==== SUPPLIED INFORMATION ====

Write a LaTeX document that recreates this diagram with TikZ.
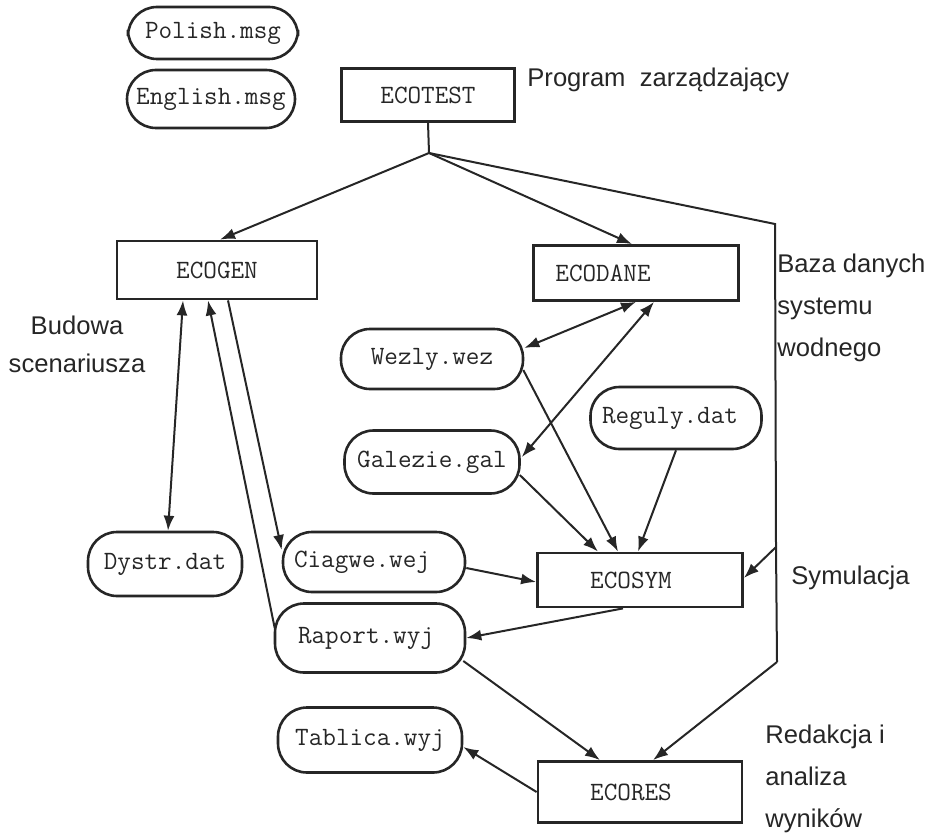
\documentclass[tikz,border=0pt]{standalone}
\usepackage{fontspec}
\setmainfont{Liberation Sans}
\usetikzlibrary{arrows.meta,calc}
\begin{document}
\begin{tikzpicture}[x=0.5pt,y=-0.5pt,
  boxnode/.style={draw=black!85, line width=1.4pt, inner sep=0pt, font=\ttfamily\fontsize{13.2}{14}\selectfont, text=black!85},
  filenode/.style={draw=black!85, line width=1.3pt, rounded corners=14.5pt, inner sep=0pt, font=\ttfamily\fontsize{13.2}{14}\selectfont, text=black!85},
  conn/.style={draw=black!85, line width=1pt},
  arr/.style={conn, -{Latex[length=7.5pt,width=5.5pt]}},
  darr/.style={conn, {Latex[length=7.5pt,width=5.5pt]}-{Latex[length=7.5pt,width=5.5pt]}},
  lbl/.style={font=\fontsize{12.8}{21}\selectfont, text=black!85, inner sep=0pt}
]
\useasboundingbox (0,0) rectangle (935,834);

% nodes
\node[filenode, minimum width=85pt, minimum height=26pt] (polish) at (213,33) {Polish.msg};
\node[filenode, minimum width=84pt, minimum height=29pt] (english) at (211,99) {English.msg};
\node[boxnode, minimum width=86.5pt, minimum height=26.5pt] (ecotest) at (428,95) {ECOTEST};
\node[boxnode, minimum width=100pt, minimum height=29pt] (ecogen) at (217,270) {ECOGEN};
\node[boxnode, minimum width=102.5pt, minimum height=27.5pt] (ecodane) at (636,273) {ECODANE\hspace*{33pt}};
\node[filenode, minimum width=91pt, minimum height=30pt] (wezly) at (432,359) {Wezly.wez};
\node[filenode, minimum width=87.5pt, minimum height=31.5pt] (galezie) at (432,462) {Galezie.gal};
\node[filenode, minimum width=85.5pt, minimum height=31pt] (reguly) at (676,418) {Reguly.dat\hspace*{6pt}};
\node[filenode, minimum width=77pt, minimum height=32pt] (dystr) at (165,564) {Dystr.dat};
\node[filenode, minimum width=91pt, minimum height=30pt] (ciagwe) at (374,562) {Ciagwe.wej\hspace*{12pt}};
\node[filenode, minimum width=95pt, minimum height=34.5pt] (raport) at (370,638) {Raport.wyj\hspace*{4pt}};
\node[filenode, minimum width=92pt, minimum height=32.5pt] (tablica) at (370,740) {Tablica.wyj};
\node[boxnode, minimum width=102.5pt, minimum height=27pt] (ecosym) at (640,580) {ECOSYM\hspace*{9pt}};
\node[boxnode, minimum width=102pt, minimum height=30.5pt] (ecores) at (640,792) {ECORES\hspace*{9pt}};

% labels
\node[lbl, anchor=west] (prog) at (527,80) {Program\ \ zarządzający};
\node[lbl, anchor=west, align=left] (baza) at (777,308) {Baza danych\\systemu\\wodnego};
\node[lbl, align=center, font=\fontsize{12.8}{19}\selectfont] (budowa) at (77,344) {Budowa\\scenariusza};
\node[lbl, anchor=west] (sym) at (791,578) {Symulacja};
\node[lbl, anchor=west, align=left] (red) at (765,779) {Redakcja i\\analiza\\wyników};

% junction coordinates
\coordinate (J) at (429,153);
\coordinate (c1) at (775,224);
\coordinate (c2) at (776,547);
\coordinate (c3) at (777,662);

% connectors from ECOTEST
\draw[conn] (ecotest.south) -- (J);
\draw[arr] (J) -- ($(ecogen.north)+(3,0)$);
\draw[arr] (J) -- ($(ecodane.north)+(-4,0)$);
\draw[conn] (J) -- (c1) -- (c2) -- (c3);
\draw[arr] (c2) -- ($(ecosym.east)+(0,-2)$);
\draw[arr] (c3) -- ($(ecores.north)+(13,0)$);

% ECODANE data
\draw[darr] (ecodane.south) -- ($(wezly.east)+(0,-11)$);
\draw[darr] ($(ecodane.south)+(18,0)$) -- ($(galezie.east)+(1,-5)$);
\draw[arr] ($(wezly.east)+(-1,11)$) -- ($(ecosym.north)+(-22,0)$);
\draw[arr] ($(galezie.east)+(-1,13)$) -- ($(ecosym.north)+(-42,0)$);
\draw[arr] (reguly.south) -- ($(ecosym.north)+(-2,0)$);

% ECOGEN
\draw[darr] ($(ecogen.south)+(-34,0)$) -- ($(dystr.north)+(3,0)$);
\draw[arr] ($(raport.west)+(1,-10)$) -- ($(ecogen.south)+(-9,0)$);
\draw[arr] ($(ecogen.south)+(11,0)$) -- ($(ciagwe.west)+(0,-12)$);

% ECOSYM
\draw[arr] ($(ciagwe.east)+(0,6)$) -- ($(ecosym.west)+(0,2)$);
\draw[arr] ($(ecosym.south)+(-17,0)$) -- (raport.east);
\draw[arr] ($(raport.east)+(-3,23)$) -- ($(ecores.north)+(-40,0)$);
\draw[arr] (ecores.west) -- ($(tablica.east)+(0,7)$);
\end{tikzpicture}
\end{document}
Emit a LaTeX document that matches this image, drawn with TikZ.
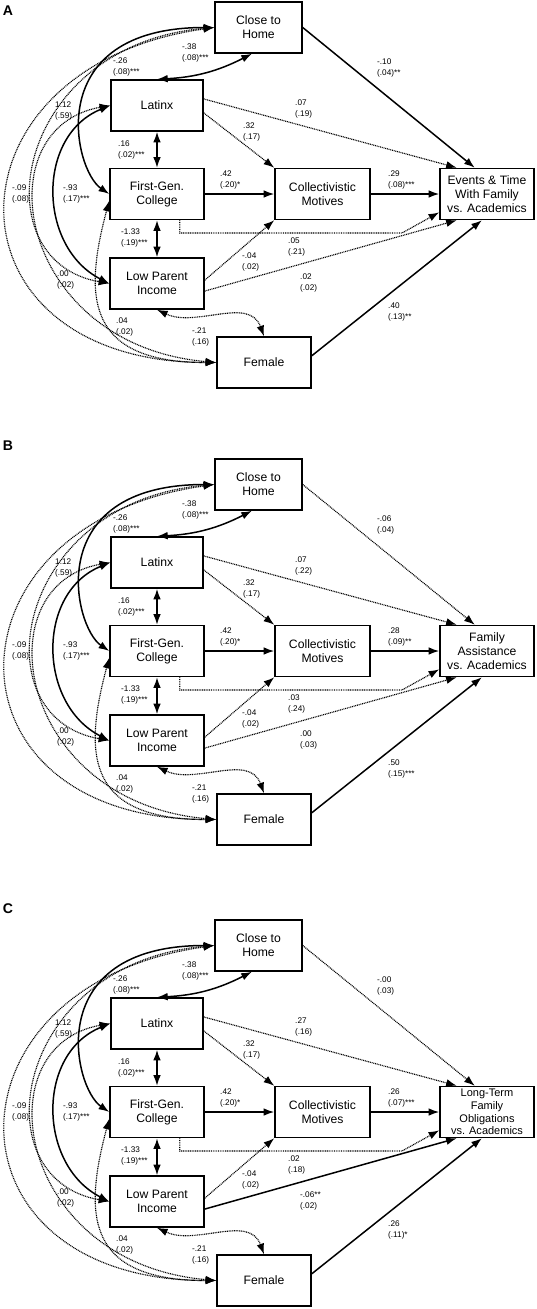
\documentclass[tikz,border=0pt]{standalone}
\usepackage{fontspec}
\setmainfont{Liberation Sans}
\usetikzlibrary{positioning, arrows.meta, calc}

\tikzset{
  box/.style={draw, line width=0.45mm, minimum width=28.2mm, minimum height=15.3mm,
    inner sep=1pt, align=center, font=\fontsize{10.4}{12}\selectfont},
  sig/.style={-{Latex[length=3.2mm,width=2.3mm]}, line width=0.45mm},
  ns/.style={-{Latex[length=3.2mm,width=2.3mm]}, line width=0.35mm, dash pattern=on 0.8pt off 0.7pt},
  sigcov/.style={{Latex[length=3.2mm,width=2.3mm]}-{Latex[length=3.2mm,width=2.3mm]}, line width=0.45mm},
  nscov/.style={{Latex[length=3.2mm,width=2.3mm]}-{Latex[length=3.2mm,width=2.3mm]}, line width=0.35mm, dash pattern=on 0.8pt off 0.7pt},
  est/.style={anchor=west, align=left, inner sep=0pt, font=\fontsize{7}{8.6}\selectfont},
  panel/.style={font=\fontsize{12}{12}\selectfont\bfseries}
}

% predictors, motives and covariances (same in every panel)
\newcommand{\predictors}[2]{%
\begin{scope}[yshift=#2]
  \node[box, minimum width=26.1mm] (#1close) at (258.5,-27.5) {Close to\\Home};
  \node[box, minimum width=27.6mm] (#1latinx) at (157,-105.5) {Latinx};
  \node[box] (#1gen) at (157,-194) {First-Gen.\\College};
  \node[box] (#1inc) at (157,-283.5) {Low Parent\\Income};
  \node[box] (#1fem) at (264,-362.5) {Female};
  \node[box, minimum width=28.5mm] (#1coll) at (322.5,-194) {Collectivistic\\Motives};

  % paths to motives
  \draw[ns] (#1latinx.-9) -- (#1coll.north west);
  \draw[sig] (#1gen) -- (#1coll);
  \draw[ns] (#1inc.4) -- (#1coll.south west);

  % covariances
  \draw[sigcov] (#1latinx.north) to[bend right=12] (#1close.-104);
  \draw[sigcov] (#1latinx) -- (#1gen);
  \draw[sigcov] (#1gen) -- (#1inc);
  \draw[sigcov] (#1close.west) to[out=180, in=146, out distance=52mm, in distance=13mm] (#1gen.west);
  \draw[sigcov] (#1latinx.west) to[out=202, in=153, looseness=1.15] (#1inc.west);
  \draw[nscov] (#1close.west) to[out=188, in=180, out distance=84mm, in distance=84mm] (#1fem.west);
  \draw[nscov] (#1close.west) to[out=185, in=170, out distance=60mm, in distance=40mm] (#1inc.west);
  \draw[nscov] (#1latinx.west) to[out=190, in=175, out distance=39mm, in distance=60mm] (#1fem.west);
  \draw[nscov] (#1gen.188) to[out=255, in=180, out distance=30mm, in distance=39mm] (#1fem.west);
  \draw[nscov] (#1inc.south) to[out=-25, in=110] (#1fem.north);

  % estimates
  \node[est] (#1ecl) at (182,-53) {-.38\\(.08)***};
  \node[est] (#1ecg) at (113,-67) {-.26\\(.08)***};
  \node[est] (#1eci) at (55,-111) {1.12\\(.59)};
  \node[est] (#1elg) at (118,-150) {.16\\(.02)***};
  \node[est] (#1ecf) at (12,-194) {-.09\\(.08)};
  \node[est] (#1eli) at (63,-194) {-.93\\(.17)***};
  \node[est] (#1egc) at (220,-180) {.42\\(.20)*};
  \node[est] (#1egi) at (121,-238) {-1.33\\(.19)***};
  \node[est] (#1elf) at (57,-280) {.00\\(.02)};
  \node[est] (#1egf) at (116,-327) {.04\\(.02)};
  \node[est] (#1eif) at (192,-337) {-.21\\(.16)};
  \node[est] (#1eic) at (242,-262) {-.04\\(.02)};
  \node[est] (#1elc) at (243,-132) {.32\\(.17)};
\end{scope}}

\begin{document}
\begin{tikzpicture}[x=0.3mm, y=0.3mm]
  \useasboundingbox (0,0) rectangle (536,-1309);

  % A
  \node[panel] (labA) at (8,-10.5) {A};
  \predictors{a}{0mm}
  \node[box] (aout) at (487,-194) {Events \& Time\\With Family\\vs. Academics};
  \coordinate (abend) at (402,-233);
  \draw[sig] (aclose.east) -- (aout.115);
  \draw[ns] (alatinx.8) -- (aout.139);
  \draw[sig] (acoll) -- (aout);
  \draw[ns] (agen.-49) |- (abend) -- (aout.-159);
  \draw[ns] (ainc.-9) -- (aout.-139);
  \draw[sig] (afem.8) -- (aout.-101);
  \node[est] (aeco) at (377,-68) {-.10\\(.04)**};
  \node[est] (aelo) at (295,-109) {.07\\(.19)};
  \node[est] (aemo) at (388,-180) {.29\\(.08)***};
  \node[est] (aego) at (288,-247) {.05\\(.21)};
  \node[est] (aeio) at (300,-283) {.02\\(.02)};
  \node[est] (aefo) at (388,-312) {.40\\(.13)**};

  % B
  \node[panel] (labB) at (8,-446) {B};
  \predictors{b}{-137.1mm}
  \begin{scope}[yshift=-137.1mm]
    \node[box] (bout) at (487,-194) {Family\\Assistance\\vs. Academics};
    \coordinate (bbend) at (402,-233);
    \draw[ns] (bclose.east) -- (bout.115);
    \draw[ns] (blatinx.8) -- (bout.139);
    \draw[sig] (bcoll) -- (bout);
    \draw[ns] (bgen.-49) |- (bbend) -- (bout.-159);
    \draw[ns] (binc.-9) -- (bout.-139);
    \draw[sig] (bfem.8) -- (bout.-101);
    \node[est] (beco) at (377,-68) {-.06\\(.04)};
    \node[est] (belo) at (295,-109) {.07\\(.22)};
    \node[est] (bemo) at (388,-180) {.28\\(.09)**};
    \node[est] (bego) at (288,-247) {.03\\(.24)};
    \node[est] (beio) at (300,-283) {.00\\(.03)};
    \node[est] (befo) at (388,-312) {.50\\(.15)***};
  \end{scope}

  % C
  \node[panel] (labC) at (8,-909) {C};
  \predictors{c}{-275.4mm}
  \begin{scope}[yshift=-275.4mm]
    \node[box, font=\fontsize{9.4}{10.8}\selectfont] (cout) at (487,-194) {Long-Term\\Family\\Obligations\\vs. Academics};
    \coordinate (cbend) at (402,-233);
    \draw[ns] (cclose.east) -- (cout.115);
    \draw[ns] (clatinx.8) -- (cout.139);
    \draw[sig] (ccoll) -- (cout);
    \draw[ns] (cgen.-49) |- (cbend) -- (cout.-159);
    \draw[sig] (cinc.-9) -- (cout.-139);
    \draw[sig] (cfem.8) -- (cout.-101);
    \node[est] (ceco) at (377,-68) {-.00\\(.03)};
    \node[est] (celo) at (295,-109) {.27\\(.16)};
    \node[est] (cemo) at (388,-180) {.26\\(.07)***};
    \node[est] (cego) at (288,-247) {.02\\(.18)};
    \node[est] (ceio) at (300,-283) {-.06**\\(.02)};
    \node[est] (cefo) at (388,-312) {.26\\(.11)*};
  \end{scope}
\end{tikzpicture}
\end{document}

====

# AIM OF THE EXERCISE
Return exactly what appears from the opening line of the material through the line with "(0,0) rectangle (935,834);", apart from the pictures.

# RESULT OF THIS EXERCISE
Write a LaTeX document that recreates this diagram with TikZ.
\documentclass[tikz,border=0pt]{standalone}
\usepackage{fontspec}
\setmainfont{Liberation Sans}
\usetikzlibrary{arrows.meta,calc}
\begin{document}
\begin{tikzpicture}[x=0.5pt,y=-0.5pt,
  boxnode/.style={draw=black!85, line width=1.4pt, inner sep=0pt, font=\ttfamily\fontsize{13.2}{14}\selectfont, text=black!85},
  filenode/.style={draw=black!85, line width=1.3pt, rounded corners=14.5pt, inner sep=0pt, font=\ttfamily\fontsize{13.2}{14}\selectfont, text=black!85},
  conn/.style={draw=black!85, line width=1pt},
  arr/.style={conn, -{Latex[length=7.5pt,width=5.5pt]}},
  darr/.style={conn, {Latex[length=7.5pt,width=5.5pt]}-{Latex[length=7.5pt,width=5.5pt]}},
  lbl/.style={font=\fontsize{12.8}{21}\selectfont, text=black!85, inner sep=0pt}
]
\useasboundingbox (0,0) rectangle (935,834);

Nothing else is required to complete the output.